Sen yine de susmayı seç. Konuşur 'kırarsın', kırıklar sende esaret olur. Susar 'kırılırsın', mahşer de günahına kefaret olur!
Dostlar; hayatı öyle yaşıyoruz ki, dünyada ölmeyecek gibi. En sevdiklerimizi kendi ellerimizle koyuyoruz da kara toprağa, belki bir kaç gün bizi yokluğu ıskalıyor. Sonra Hayat normale dönüyor, bir türlü anlayamıyorum şu insanlığı. Bunca ölümlere rağmen, halen insanlık merhametsiz. Halen insanlık insanlığından uzak yaşıyor.
Kırıyor yakınındakini de, hiç tanımadığını da. Hatta öyle oluyor ki dilim bile varmıyor ama canına bile kıyabiliyor. Ah keşke diyorum. İnsanlık kendini anlasa da dönse atık insanlığına. Kaybettiği o insanlık gömleğini yeniden giyse.
Hatasını kabul etse de geçmişiyle bir yüzleşse. Geçmişinin kirini, pisliğini bir hatırlayabilse. Geleceğini geçmişinin kiri üzerinden değil de yeniden tertemiz bir yerden başlayabilse. Bilmiyorum ama o geçmiş tevbe edilmekle bırakılabilir mi? Bu tevbeyle kendini onarabilir mi insanlık. Ya da geçmişin onarılması mümkün olur mu?
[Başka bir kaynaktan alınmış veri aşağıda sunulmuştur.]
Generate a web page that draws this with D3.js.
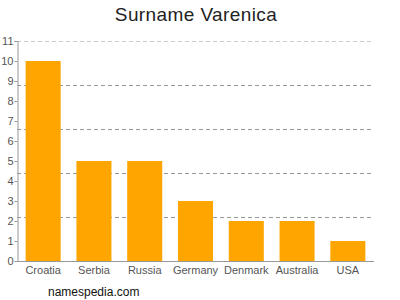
<!DOCTYPE html>
<html>
<head>
<meta charset="utf-8">
<script src="https://cdn.jsdelivr.net/npm/d3@7"></script>
<style>
  body { margin: 0; background: #fff; }
  svg { font-family: "Liberation Sans", Arial, sans-serif; }
</style>
</head>
<body>
<svg id="chart" width="400" height="300"></svg>
<script>
var countries = ["Croatia", "Serbia", "Russia", "Germany", "Denmark", "Australia", "USA"];
var counts = [10, 5, 5, 3, 2, 2, 1];
var yTicks = [0, 1, 2, 3, 4, 5, 6, 7, 8, 9, 10, 11];
var gridVals = [2.2, 4.4, 6.6, 8.8, 11];

var svg = d3.select("#chart");
var plotLeft = 17, plotRight = 374, plotTop = 41, plotBottom = 261;

var x = d3.scaleBand()
    .domain(countries)
    .range([plotLeft, plotRight])
    .paddingInner(0.31)
    .paddingOuter(0.17);

var y = d3.scaleLinear()
    .domain([0, 11])
    .range([plotBottom, plotTop]);

// title
svg.append("text")
    .attr("x", 196).attr("y", 21)
    .attr("text-anchor", "middle")
    .attr("font-size", 19)
    .attr("letter-spacing", 0.4)
    .attr("fill", "#222")
    .text("Surname Varenica");

// grid
svg.append("g").selectAll("line")
    .data(gridVals)
    .join("line")
    .attr("x1", plotLeft).attr("x2", plotRight)
    .attr("y1", d => Math.round(y(d)) + 0.5)
    .attr("y2", d => Math.round(y(d)) + 0.5)
    .attr("stroke", (d, i) => i == gridVals.length - 1 ? "#ccc" : "#999")
    .attr("stroke-dasharray", "4,3");

// bars
svg.append("g").selectAll("rect")
    .data(countries)
    .join("rect")
    .attr("x", d => x(d))
    .attr("width", x.bandwidth())
    .attr("y", (d, i) => y(counts[i]))
    .attr("height", (d, i) => plotBottom - y(counts[i]))
    .attr("fill", "#ffa500");

// y axis
var yAxis = svg.append("g")
    .attr("transform", "translate(" + (plotLeft + 0.5) + ",0)")
    .call(d3.axisLeft(y).tickValues(yTicks).tickSize(3).tickFormat(d3.format("d")));
yAxis.select(".domain").attr("stroke", "#999");
yAxis.selectAll(".tick line").attr("stroke", "#999");
yAxis.selectAll("text").attr("fill", "#555").attr("font-size", 11).attr("x", -4);

// x axis
var xAxis = svg.append("g")
    .attr("transform", "translate(0," + (plotBottom + 0.5) + ")")
    .call(d3.axisBottom(x).tickSize(0));
xAxis.select(".domain").attr("stroke", "#999").attr("d", "M" + plotLeft + ",0H" + plotRight);
xAxis.selectAll("text").attr("fill", "#555").attr("font-size", 11).attr("y", 5);

// footer
svg.append("text")
    .attr("x", 48).attr("y", 296)
    .attr("font-size", 12)
    .attr("fill", "#111")
    .text("namespedia.com");
</script>
</body>
</html>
Tevbe ile yapılmış olan işlem. Aslında işlenmiş olan kötü bir fiili işlenmemiş hale getirmez. Sadece geçmiş, bir dönüşle bırakılmıştır. Yalnız kişi kendisini arındırmaya yönelmiştir tövbeyle.
Tevbe; kişide belki de geçmişe takılı kalmadan tertemiz bir eylemle hayata tutunmanın bir adıdır. Böylece kişi kendini yeniler. Yada tövbeyle kendini yenilemenin yolunu açar. Konuya başka bir pencereden yaklaşırsak. Tövbenin sebebi geçmiş olmakla beraber, amacı geleceğe güzel bir başlangıç yapmaktır.
Böylece tövbenin, tövbe eden tarafından unutmaya ilişkin bir eylem olmadığını, yani tövbe edenin geçmişinin üzerine bir sünger çekmediğini demek istiyorum. Geçmiş öylece duruyor hatası ve kusuruyla.
Kişi özgür iradesiyle yapmış olduğu o, insanlık dışı eylemlerinin sonuçların sorumluluğunu üstlendiğini, aynı zamanda işlenmiş olan hatanın, kusurun tekrarlanmayacağı hususundaki iradesinin kesinliğini dile getirir tövbeyle.
Kişi bu eylemiyle bir tarihi olduğunu, bilinçli bir varlık olduğunun farkına vardığını ve kendisinin hayvandan ayırdığını ifade eder. Demek ister ki; “benim bir geçmişim var ve geçmişte işlediğim hatanın tarafımdan işlendiğinin farkındayım ve artık tekrarlanmayacağına söz veriyorum” der.
İşte bu söz kişiyi yeniden günah işlemekten sakındırırken , aynı zamanda onu yeniden harekete geçirmeye sevk ediyor. "Ayrılığın hüznünü bilmeyen ne bilsin kavuşmanın sevincini..."
Öyle dostlar. Gelin insanlığımızı yeniden imar edelim. Dönelim hata ve kusurlarımızdan. Dönelim ki insanlık, insan olmanın farkına varabilsin.